Unbeknownst to Jack, Lisa has invited her theatrical co-star, Paul (Tyler James William), and his girlfriend Trina (Cleopatra Coleman). Jack has been incredibly jealous of Paul, who is the lead in their play about Mozart, called Wolfgang (sounds like an update on Amadeus), where Lisa plays his wife. Jack hates Paul because of the chemistry he has with Lisa on-stage (and maybe off-stage as well). Jack’s insecurity drives him to make some serious decisions about his relationship with Lisa, and he’s planned the opening night after-party as the perfect time to propose.
“…Jack hates Paul because of the chemistry he has with Lisa on-stage…”

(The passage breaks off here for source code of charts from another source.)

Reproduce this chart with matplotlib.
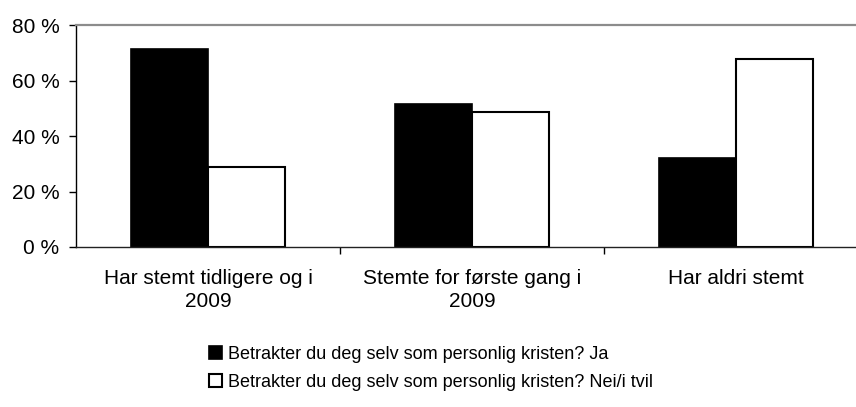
import numpy as np
import matplotlib
matplotlib.use("Agg")
import matplotlib.pyplot as plt

plt.rcParams['font.family'] = ['Liberation Sans', 'DejaVu Sans']

# Data
categories = ["Har stemt tidligere og i\n2009", "Stemte for første gang i\n2009", "Har aldri stemt"]
ja = [71.3, 51.5, 32.2]
nei = [28.7, 48.5, 67.8]
series_names = ["Betrakter du deg selv som personlig kristen? Ja",
                "Betrakter du deg selv som personlig kristen? Nei/i tvil"]
yticks = [0, 20, 40, 60, 80]
ytick_labels = ["0 %", "20 %", "40 %", "60 %", "80 %"]

fig = plt.figure(figsize=(8.56, 4.07), dpi=100)
W, H = 856, 407
ax = fig.add_axes([76 / W, (H - 247) / H, (868 - 76) / W, (247 - 25) / H])

x = np.arange(len(categories))
w = 0.292
ax.bar(x - w / 2, ja, w, color="black", edgecolor="black", linewidth=1.2, label=series_names[0])
ax.bar(x + w / 2, nei, w, color="white", edgecolor="black", linewidth=1.5, label=series_names[1])

ax.set_xlim(-0.5, 2.5)
ax.set_ylim(0, 80)
ax.set_yticks(yticks)
ax.set_yticklabels(ytick_labels, fontsize=15)
ax.tick_params(axis="y", length=5, width=1, pad=7)

# category labels centred, ticks on the category boundaries
ax.set_xticks([0.5, 1.5])
ax.set_xticklabels([])
ax.set_xticks(x, minor=True)
ax.set_xticklabels(categories, minor=True, fontsize=15, linespacing=1.28)
ax.tick_params(axis="x", which="major", length=5, width=1)
ax.tick_params(axis="x", which="minor", length=0, pad=15.5)

ax.spines["top"].set_color("#8c8c8c")
ax.spines["top"].set_linewidth(1.6)
ax.spines["left"].set_linewidth(1.0)
ax.spines["bottom"].set_linewidth(1.0)
ax.spines["bottom"].set_color("#222222")
ax.spines["right"].set_visible(False)

fig.legend(loc="upper center", bbox_to_anchor=(0.503, 0.1725), frameon=False,
           fontsize=13, handlelength=0.75, handleheight=0.75, handletextpad=0.3,
           labelspacing=0.6, borderpad=0)

fig.savefig("out.png", dpi=100)
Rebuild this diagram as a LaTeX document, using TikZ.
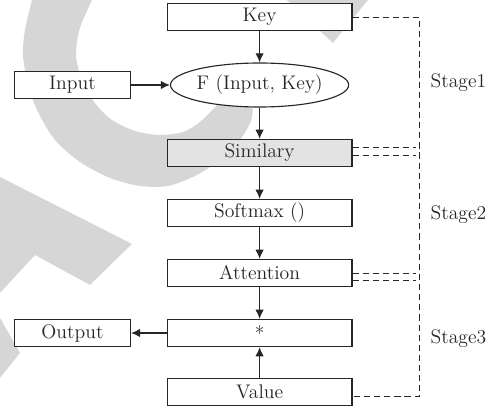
\documentclass[tikz,border=0pt]{standalone}
\usetikzlibrary{arrows.meta,shapes.geometric,calc}
\definecolor{wmgray}{gray}{0.84}
\definecolor{simgray}{gray}{0.89}
\definecolor{ink}{gray}{0.15}
\begin{document}
\begin{tikzpicture}[node distance=1.5cm,
                every node/.style={font=\fontsize{14}{16}\selectfont, text=ink},
                blk/.style={draw=ink, fill=white, line width=0.8pt, minimum width=4.62cm, minimum height=0.68cm, inner sep=0pt},
                side/.style={blk, minimum width=2.9cm, minimum height=0.675cm},
                oval/.style={ellipse, draw=ink, fill=white, line width=0.8pt, minimum width=4.15cm, minimum height=1.1cm, inner sep=0pt},
                arr/.style={draw=ink, line width=0.8pt, -{Latex[length=6.5pt,width=6pt]}},
                stg/.style={draw=ink, line width=0.7pt, dash pattern=on 4.4pt off 2.8pt},
                lbl/.style={anchor=west, xshift=0.27cm, inner sep=0pt}]
                \useasboundingbox (0,0) rectangle (12.4,-10.25);

                \begin{scope}[x=0.025cm, y=-0.025cm]
                    \fill[wmgray] plot[smooth] coordinates {(32,0) (25,30) (23,55) (28,85) (38,112) (55,140) (80,162) (110,178) (140,186) (168,186) (195,176) (220,160) (240,140) (252,118) (252,95)}
                        -- plot[smooth] coordinates {(225,95) (218,104) (200,122) (183,132) (160,135) (135,131) (112,120) (95,103) (82,80) (76,55) (80,28) (92,0)} -- cycle;
                    \fill[wmgray] (287,0) -- (368,0) -- (333,43) -- cycle;
                    \fill[wmgray] (0,177) -- (132,244) -- (90,285) -- (35,255) -- (0,293) -- cycle;
                    \fill[wmgray] (0,318) -- (20,353) -- (0,378) -- cycle;
                \end{scope}

                \node[blk] (key) at (6.49,-0.425) {Key};
                \node[oval] (f) at ([shift=(-90:1.7)] key) {F (Input, Key)};
                \node[side] (in) at ([shift=(180:4.6775)] f) {Input};
                \node[blk, fill=simgray] (sim) at ([shift=(-90:1.7)] f) {Similary};
                \node[blk] (soft) [below of=sim] {Softmax ()};
                \node[blk] (att) [below of=soft] {Attention};
                \node[blk] (mul) [below of=att] {*};
                \node[blk] (val) [node distance=1.48cm, below of=mul] {Value};
                \node[side] (out) [node distance=4.6775cm, left of=mul] {Output};

                \draw[arr] (key) -- (f);
                \draw[arr] (in) -- (f);
                \draw[arr] (f) -- (sim);
                \draw[arr] (sim) -- (soft);
                \draw[arr] (soft) -- (att);
                \draw[arr] (att) -- (mul);
                \draw[arr] (val) -- (mul);
                \draw[arr] (mul) -- (out);

                \coordinate (t) at ([xshift=1.675cm] key.east);
                \coordinate (b) at ([xshift=1.675cm, yshift=-0.11cm] val.east);
                \coordinate (s1) at ([xshift=1.575cm, yshift=0.145cm] sim.east);
                \coordinate (s2) at ([xshift=1.575cm, yshift=-0.055cm] sim.east);
                \coordinate (a1) at ([xshift=1.575cm] att.east);
                \coordinate (a2) at ([xshift=1.575cm, yshift=-0.19cm] att.east);

                \draw[stg] (key.east) -- (t) -- (b) -- ([yshift=-0.11cm] val.east);
                \draw[stg] ([yshift=0.145cm] sim.east) -- (s1);
                \draw[stg] ([yshift=-0.055cm] sim.east) -- (s2);
                \draw[stg] (att.east) -- (a1);
                \draw[stg] ([yshift=-0.19cm] att.east) -- (a2);

                \node[lbl] (st1) at ($(t)!0.5!(s1 -| t)$) {Stage1};
                \node[lbl] (st2) at ($(s2 -| t)!0.5!(a1 -| t)$) {Stage2};
                \node[lbl] (st3) at ($(a2 -| t)!0.5!(b)$) {Stage3};
            \end{tikzpicture}
\end{document}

Paul’s presence ruins his romantic plans for the evening, as Paul and Lisa flirt and act out lurid scenes from the play. Holding down the couch with Brett, Sarah is clearly not a social person and is miserable. Trina gets drunk on the expensive bourbon, while Paul and Lisa are oblivious to everyone else. Jack winds up having a psychotic meltdown that results in the destruction of a pie he baked and everyone fleeing the scene.
When the guests are gone, Jack and Lisa wind up in a fight over who should apologize. They are both furious over the dramatic turn the evening took, and they have wildly different interpretations of how a casual evening of pleasant after-show drinks turned into a dumpster fire. They hit upon the idea to resolve the dispute experimentally, by re-enacting the whole evening to see exactly where it went wrong. Their friends agree to show up the next night, to smooth things over, and Jack insists everyone does and says exactly what they had the night before. Trina is horrifically hungover, but agrees to follow the rules and is soon drunk again on the good bourbon.
The night ends the same way, with no conclusion as to fault. So, they do it again, and again, and again night after night. Everyone is too stubborn to quit. It’s like a bottle episode of your favorite TV show on a continuous loop.
"…tight scripting and a strong ensemble cast make this film a new comedy gem."